1998 bomb blast victims sue State over 'security failure'
What you need to know:
- In a petition filed at the High Court through legal aid group Kituo Cha Sheria, the victims want to be compensated on grounds that the attack was a result of negligence and failure by security agencies.
Victims of the 1998 US Embassy bombing in Nairobi are now demanding compensation from the State due to possible security lapses that led to the terror attack.
In a petition filed at the High Court through legal aid group Kituo Cha Sheria, the victims want to be compensated on grounds that the attack was a result of negligence and failure by security agencies.
They also want President Uhuru Kenyatta to form a Commission of Inquiry to establish what happened prior to the bombing.
The commission’s task is “to find culpability of State institutions and State officers in the attack and recommendations for their prosecution”.
They also want the court to declare that the government failed to take the necessary steps to detect, prevent and stop the terrorist attack as well as the entire planning and execution.
They believe the bombing happened despite the security agencies having sufficient knowledge and intelligence of an impending attack.
“An inquiry will foster accountability within the security establishment and avoid repetition of a similar attack,” reads the court papers.
Stay in Sudan
The Executive Director of Kituo Cha Sheria, Dr Annette Mbogoh, said before the attack, the Sudanese government had hosted Al Qaeda militants.
In Sudan, the militants were allegedly provided with passports and allowed to ferry weapons and money across the border into Kenya. Khartoum had also given safe haven to Osama Bin Laden leading to the US State department to place the country on a list of State sponsors of terrorism in 1993.
“Had the Kenyan government beefed up security at the border, the terrorists would not have come into the country or enjoyed a safe haven to plan and execute the attack,” said Ms Mbogoh.
She said the transportation of equipment and weaponry used in the attack and the smuggling of money point to complacency and laxity by the government, allowing Al Qaeda operatives to bypass custom and immigration controls.

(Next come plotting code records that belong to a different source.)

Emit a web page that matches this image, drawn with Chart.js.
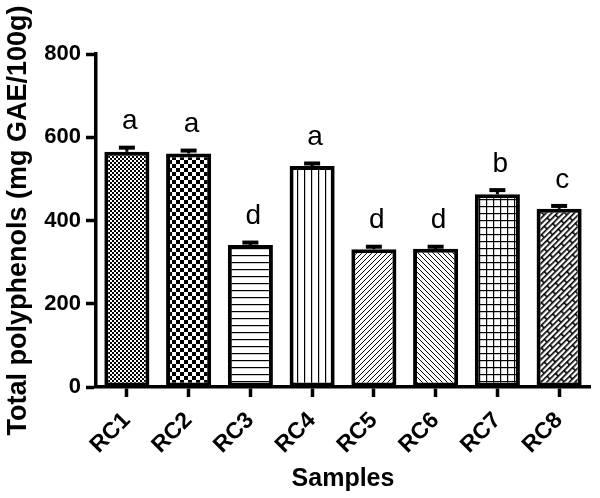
<!DOCTYPE html>
<html>
<head>
<meta charset="utf-8">
<script src="https://cdn.jsdelivr.net/npm/chart.js@4"></script>
<style>
  html, body { margin: 0; padding: 0; background: #fff; }
  canvas { display: block; }
</style>
</head>
<body>
<canvas id="barChart" width="600" height="498"></canvas>
<script>
// data
var categories = ["RC1", "RC2", "RC3", "RC4", "RC5", "RC6", "RC7", "RC8"];
var values = [565, 561, 341, 531, 331, 332, 463, 428];
var errors = [10, 7, 6, 6, 6, 5, 10, 7];
var letters = ["a", "a", "d", "a", "d", "d", "b", "c"];
var yTicks = [0, 200, 400, 600, 800];

var FONT = "'Liberation Sans', Arial, sans-serif";

// hatch patterns, one per bar
function makePattern(w, h, draw, angle) {
  var c = document.createElement("canvas");
  c.width = w;
  c.height = h;
  var g = c.getContext("2d");
  g.fillStyle = "#fff";
  g.fillRect(0, 0, w, h);
  g.fillStyle = "#000";
  g.strokeStyle = "#000";
  draw(g, w, h);
  var p = g.createPattern(c, "repeat");
  if (angle) p.setTransform(new DOMMatrix().rotate(angle));
  return p;
}

var patterns = [
  makePattern(4, 4, function (g) { g.fillRect(0, 0, 2, 2); g.fillRect(2, 2, 2, 2); }),
  makePattern(8, 8, function (g) { g.fillRect(0, 0, 4, 4); g.fillRect(4, 4, 4, 4); }),
  makePattern(7, 7, function (g) { g.fillRect(0, 3, 7, 1.2); }),
  makePattern(7, 7, function (g) { g.fillRect(3, 0, 1.2, 7); }),
  makePattern(5, 5, function (g, s) {
    g.lineWidth = 1;
    g.beginPath();
    g.moveTo(0, s); g.lineTo(s, 0);
    g.moveTo(-1, 1); g.lineTo(1, -1);
    g.moveTo(s - 1, s + 1); g.lineTo(s + 1, s - 1);
    g.stroke();
  }),
  makePattern(5, 5, function (g, s) {
    g.lineWidth = 1;
    g.beginPath();
    g.moveTo(0, 0); g.lineTo(s, s);
    g.moveTo(s - 1, -1); g.lineTo(s + 1, 1);
    g.moveTo(-1, s - 1); g.lineTo(1, s + 1);
    g.stroke();
  }),
  makePattern(7, 7, function (g) { g.fillRect(3, 0, 1.2, 7); g.fillRect(0, 3, 7, 1.2); }),
  // diagonal bricks
  makePattern(16, 8, function (g) {
    g.fillRect(0, 0, 16, 1.6);
    g.fillRect(0, 4, 16, 1.6);
    g.fillRect(0, 0, 1.6, 4);
    g.fillRect(8, 4, 1.6, 4);
  }, -45)
];

var errorBarsPlugin = {
  id: "errorBars",
  afterDatasetsDraw: function (chart) {
    var ctx = chart.ctx;
    var y = chart.scales.y;
    var meta = chart.getDatasetMeta(0);
    ctx.save();
    ctx.strokeStyle = "#000";
    ctx.fillStyle = "#000";
    meta.data.forEach(function (bar, i) {
      var yTop = y.getPixelForValue(values[i] + errors[i]);
      ctx.lineWidth = 3;
      ctx.beginPath();
      ctx.moveTo(bar.x, bar.y);
      ctx.lineTo(bar.x, yTop);
      ctx.stroke();
      ctx.lineWidth = 4;
      ctx.beginPath();
      ctx.moveTo(bar.x - 8, yTop);
      ctx.lineTo(bar.x + 8, yTop);
      ctx.stroke();
      ctx.font = "28px " + FONT;
      ctx.textAlign = "center";
      ctx.textBaseline = "bottom";
      ctx.fillText(letters[i], bar.x + 3, yTop - 12);
    });
    ctx.restore();
  }
};

var ctx = document.getElementById("barChart").getContext("2d");
var chart = new Chart(ctx, {
  type: "bar",
  data: {
    labels: categories,
    datasets: [
      {
        data: values,
        backgroundColor: patterns,
        borderColor: "#000",
        borderWidth: 4,
        borderSkipped: false,
        barPercentage: 0.73,
        categoryPercentage: 1
      }
    ]
  },
  options: {
    responsive: false,
    animation: false,
    layout: { padding: { top: 54, right: 10, left: 0, bottom: 0 } },
    plugins: {
      legend: { display: false },
      tooltip: { enabled: false }
    },
    scales: {
      x: {
        grid: {
          offset: false,
          drawOnChartArea: false,
          drawTicks: true,
          tickLength: 10,
          tickWidth: 3.5,
          tickColor: "#000"
        },
        border: { display: true, width: 3.5, color: "#000" },
        ticks: {
          color: "#000",
          font: { family: FONT, size: 23, weight: "bold" },
          minRotation: 45,
          maxRotation: 45,
          padding: 10
        },
        title: {
          display: true,
          text: "Samples",
          color: "#000",
          font: { family: FONT, size: 25, weight: "bold" },
          padding: { top: 0, bottom: 4 }
        },
        afterFit: function (s) { s.height = 111; }
      },
      y: {
        min: 0,
        max: 800,
        afterBuildTicks: function (s) {
          s.ticks = yTicks.map(function (v) { return { value: v }; });
        },
        grid: {
          drawOnChartArea: false,
          drawTicks: true,
          tickLength: 10,
          tickWidth: 3.5,
          tickColor: "#000"
        },
        border: { display: true, width: 3.5, color: "#000" },
        ticks: {
          color: "#000",
          font: { family: FONT, size: 22, weight: "bold" },
          padding: 5
        },
        title: {
          display: true,
          text: "Total polyphenols (mg GAE/100g)",
          color: "#000",
          font: { family: FONT, size: 27, weight: "bold" },
          padding: { top: 2, bottom: 0 }
        },
        afterFit: function (s) { s.width = 96; }
      }
    }
  },
  plugins: [errorBarsPlugin]
});
</script>
</body>
</html>
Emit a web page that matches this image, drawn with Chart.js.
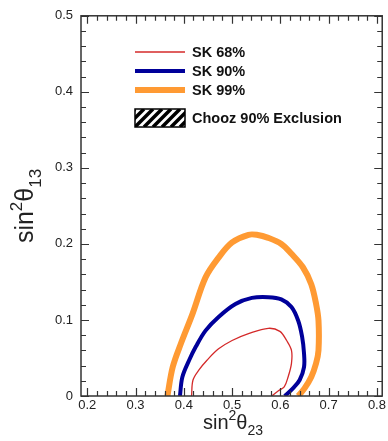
<!DOCTYPE html>
<html>
<head>
<meta charset="utf-8">
<script src="https://cdn.jsdelivr.net/npm/chart.js@4.4.1/dist/chart.umd.min.js"></script>
<style>
    body { margin: 0; background: #fff; }
    #wrap { position: relative; width: 388px; height: 441px; }
</style>
</head>
<body>
<div id="wrap"><canvas id="contourChart" width="388" height="441"></canvas></div>
<script>
// Tick labels
const xTicks = [0.2, 0.3, 0.4, 0.5, 0.6, 0.7, 0.8];
const yTicks = [0, 0.1, 0.2, 0.3, 0.4, 0.5];

// SK 68% contour (sin^2 theta23, sin^2 theta13)
const sk68X = [0.416, 0.419, 0.431, 0.448, 0.472, 0.500, 0.534, 0.575, 0.599, 0.613, 0.623, 0.623, 0.616, 0.608, 0.596, 0.582];
const sk68Y = [0.000, 0.021, 0.034, 0.047, 0.062, 0.073, 0.082, 0.089, 0.085, 0.073, 0.060, 0.043, 0.025, 0.012, 0.007, 0.000];

// SK 90% contour
const sk90X = [0.392, 0.397, 0.411, 0.425, 0.445, 0.472, 0.507, 0.541, 0.575, 0.602, 0.623, 0.637, 0.645, 0.649, 0.649, 0.640, 0.626, 0.609];
const sk90Y = [0.000, 0.025, 0.047, 0.065, 0.086, 0.104, 0.121, 0.129, 0.130, 0.127, 0.117, 0.099, 0.078, 0.056, 0.038, 0.021, 0.010, 0.000];

// SK 99% contour
const sk99X = [0.366, 0.377, 0.394, 0.418, 0.445, 0.472, 0.500, 0.534, 0.551, 0.575, 0.602, 0.623, 0.647, 0.664, 0.674, 0.679, 0.679, 0.674, 0.664, 0.650, 0.637];
const sk99Y = [0.000, 0.038, 0.069, 0.108, 0.156, 0.182, 0.202, 0.212, 0.212, 0.208, 0.200, 0.187, 0.169, 0.147, 0.121, 0.099, 0.060, 0.043, 0.025, 0.010, 0.000];

const legendLabels = ['SK 68%', 'SK 90%', 'SK 99%', 'Chooz 90% Exclusion'];

const toPoints = (xs, ys) => xs.map((x, i) => ({ x: x, y: ys[i] }));
const fmt = v => String(+Number(v).toFixed(1));

// Inward ticks on all four sides plus the frame
const frameTicks = {
    id: 'frameTicks',
    afterDatasetsDraw(chart) {
        const ctx = chart.ctx;
        const a = chart.chartArea;
        const xs = chart.scales.x, ys = chart.scales.y;
        ctx.save();
        ctx.strokeStyle = '#333';
        ctx.lineWidth = 1.2;
        ctx.beginPath();
        for (let i = 0; i <= 30; i++) {
            const px = Math.round(xs.getPixelForValue(0.2 + i * 0.02)) + 0.5;
            const len = i % 5 === 0 ? 8 : 5;
            ctx.moveTo(px, a.bottom);
            ctx.lineTo(px, a.bottom - len);
            ctx.moveTo(px, a.top);
            ctx.lineTo(px, a.top + len);
        }
        for (let i = 0; i <= 25; i++) {
            const py = Math.round(ys.getPixelForValue(i * 0.02)) + 0.5;
            const len = i % 5 === 0 ? 8 : 5;
            ctx.moveTo(a.left, py);
            ctx.lineTo(a.left + len, py);
            ctx.moveTo(a.right, py);
            ctx.lineTo(a.right - len, py);
        }
        ctx.stroke();
        ctx.lineWidth = 1.5;
        ctx.strokeRect(a.left, a.top, a.right - a.left, a.bottom - a.top);
        ctx.restore();
    }
};

// Legend and axis titles
const annotations = {
    id: 'annotations',
    afterDraw(chart) {
        const ctx = chart.ctx;
        const legendFont = 'bold 14.5px "Liberation Sans", Arial, sans-serif';
        const lines = [
            { y: 52, color: '#d42a2a', width: 1.3 },
            { y: 71, color: '#00009a', width: 4 },
            { y: 90, color: '#ff9a33', width: 6 }
        ];
        ctx.save();
        lines.forEach((l, i) => {
            ctx.strokeStyle = l.color;
            ctx.lineWidth = l.width;
            ctx.beginPath();
            ctx.moveTo(135, l.y);
            ctx.lineTo(185, l.y);
            ctx.stroke();
            ctx.fillStyle = '#111';
            ctx.font = legendFont;
            ctx.textBaseline = 'middle';
            ctx.fillText(legendLabels[i], 192, l.y + 1);
        });

        // hatched box
        const bx = 135, by = 109, bw = 50, bh = 18;
        ctx.save();
        ctx.beginPath();
        ctx.rect(bx, by, bw, bh);
        ctx.clip();
        ctx.fillStyle = '#fff';
        ctx.fillRect(bx, by, bw, bh);
        ctx.strokeStyle = '#000';
        ctx.lineWidth = 3.5;
        for (let s = bx - bh; s < bx + bw + bh; s += 9) {
            ctx.beginPath();
            ctx.moveTo(s, by + bh);
            ctx.lineTo(s + bh, by);
            ctx.stroke();
        }
        ctx.restore();
        ctx.strokeStyle = '#000';
        ctx.lineWidth = 1.5;
        ctx.strokeRect(bx, by, bw, bh);
        ctx.fillStyle = '#111';
        ctx.font = legendFont;
        ctx.textBaseline = 'middle';
        ctx.fillText(legendLabels[3], 192, by + bh / 2 + 1);

        // axis titles: sin^2 theta_23 and sin^2 theta_13
        const drawTitle = (sub, bigPx, smallPx) => {
            const big = bigPx + 'px "Liberation Sans", Arial, sans-serif';
            const small = smallPx + 'px "Liberation Sans", Arial, sans-serif';
            ctx.font = big;
            const w1 = ctx.measureText('sin').width;
            const w3 = ctx.measureText('\u03b8').width;
            ctx.font = small;
            const w2 = ctx.measureText('2').width;
            const w4 = ctx.measureText(sub).width;
            let x = -(w1 + w2 + w3 + w4) / 2;
            ctx.textBaseline = 'alphabetic';
            ctx.font = big; ctx.fillText('sin', x, 0); x += w1;
            ctx.font = small; ctx.fillText('2', x, -bigPx * 0.45); x += w2;
            ctx.font = big; ctx.fillText('\u03b8', x, 0); x += w3;
            ctx.font = small; ctx.fillText(sub, x, bigPx * 0.3);
        };
        ctx.fillStyle = '#222';
        ctx.save();
        ctx.translate(233, 429);
        drawTitle('23', 20, 14);
        ctx.restore();
        ctx.save();
        ctx.translate(33, 206);
        ctx.rotate(-Math.PI / 2);
        drawTitle('13', 25, 17);
        ctx.restore();
        ctx.restore();
    }
};

const tickFont = { family: '"Liberation Sans", Arial, sans-serif', size: 13 };

new Chart(document.getElementById('contourChart'), {
    type: 'scatter',
    data: {
        datasets: [
            { label: legendLabels[2], data: toPoints(sk99X, sk99Y), borderColor: '#ff9a33', borderWidth: 6 },
            { label: legendLabels[1], data: toPoints(sk90X, sk90Y), borderColor: '#00009a', borderWidth: 4 },
            { label: legendLabels[0], data: toPoints(sk68X, sk68Y), borderColor: '#d42a2a', borderWidth: 1.3 }
        ].map(d => Object.assign(d, { showLine: true, tension: 0.35, pointRadius: 0, fill: false }))
    },
    options: {
        responsive: false,
        animation: false,
        layout: { padding: { top: 13, right: 3, left: 0, bottom: 0 } },
        plugins: { legend: { display: false }, tooltip: { enabled: false } },
        scales: {
            x: {
                type: 'linear',
                min: 0.187,
                max: 0.811,
                afterBuildTicks: scale => { scale.ticks = xTicks.map(v => ({ value: v })); },
                afterFit: scale => { scale.height = 45; },
                grid: { display: false, drawTicks: false },
                border: { display: false },
                ticks: { autoSkip: false, maxRotation: 0, padding: 2, color: '#222', font: tickFont, callback: fmt }
            },
            y: {
                type: 'linear',
                min: 0,
                max: 0.5,
                afterBuildTicks: scale => { scale.ticks = yTicks.map(v => ({ value: v })); },
                afterFit: scale => { scale.width = 81; },
                grid: { display: false, drawTicks: false },
                border: { display: false },
                ticks: { padding: 8, color: '#222', font: tickFont, callback: fmt }
            }
        }
    },
    plugins: [frameTicks, annotations]
});
</script>
</body>
</html>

Led by George Ngigi, the victims claim the operatives lived in an apartment in Nairobi, where they set up a makeshift laboratory for their planning.
“In August 1997, before the US embassy bombings in Kenya and Tanzania, the FBI and the Kenya police raided the house of one Wadih El Hage in Nairobi. (E) Hage was a terrorist on site manager and found a very disturbing letter on his computer hard drive,” the court documents state.
Also read: I lost 10 colleagues in 1998 bomb blast
Government’s responsibility
The victims claim the terrorists were residing in Runda Estate in May 1998. The home was isolated by high walls, making it nearly impossible for anyone to observe activity in and around the house.
“A month later at approximately 10.30am, terrorists driving in a truck detonated a large bomb in the rear parking area, near the ramp to the basement garage of the American Embassy leading to the death of 213 dead and 400 injured,” they state.
“They failed to ensure our security by failing to beef up security at the Kenyan borders and to vet all persons coming into the country as is expected of a country exercising due diligence.”
Mr Ngigi said that from the said failures and breaches by the government, the Al Qaeda operatives freely established residences, laboratories, transport equipment and weaponry as well as movement of its personnel in Kenya.
The petitioners’ case is that the State either ignored or neglected several useful intelligence and information on impending terrorist attacks targeting the embassy.
Sudan and Iran
Among those who have filed the case through lawyer Boniface Muinde, of Kituo cha Sheria, are officials of the 1998 US Embassy Blast Association. The officials are Mr George Ngige Njoroge (chairman) and Reverend Evanson Ndung’u Gitu (secretary), whose wife Susan Wairimu perished in the blast.
Mr Njoroge, Rev Gitu of the Calvary Chapel and the others also say that six months after the entry of a judgement in their case, the AG should be compelled to file an international jurisdiction case against Sudan and Iran for compensation of all the victims and their families.
They also want compensation from Al-Qaeda assets and BNP Paribas S.A (BNPP), a global financial institution headquartered in Paris.
They further want the AG compelled to seek acknowledgement of responsibility from Sudan and Iran where, according to them, the attacks were planned and executed from.
Many families are still crying for justice 22 years down since the terror attack.
Mr Njoroge, a businessman who operated video shops, was in town to repair his video machine when he fell victim of the attack.
Rev Gitu’s wife had gone to get a visa at the US Embassy as they were to fly to the USA for a religious leaders; conference. He said the manner in which they have been treated over the years makes it seem "we are not human beings”.
Kituo Cha Sheria, Mr Njoroge, Rev Gitu, Flora Wamukowa, Esther Njeri Githagui, Douglas Sidialo, suing on behalf of 337 other victims of the blast, have named the Interior adn Defence Cabinet secretaries, Inspector-General of Police, the National Police Service, the National Intelligence Service and the Attorney-General as defendants in the matter.
The case will be mentioned on May 12.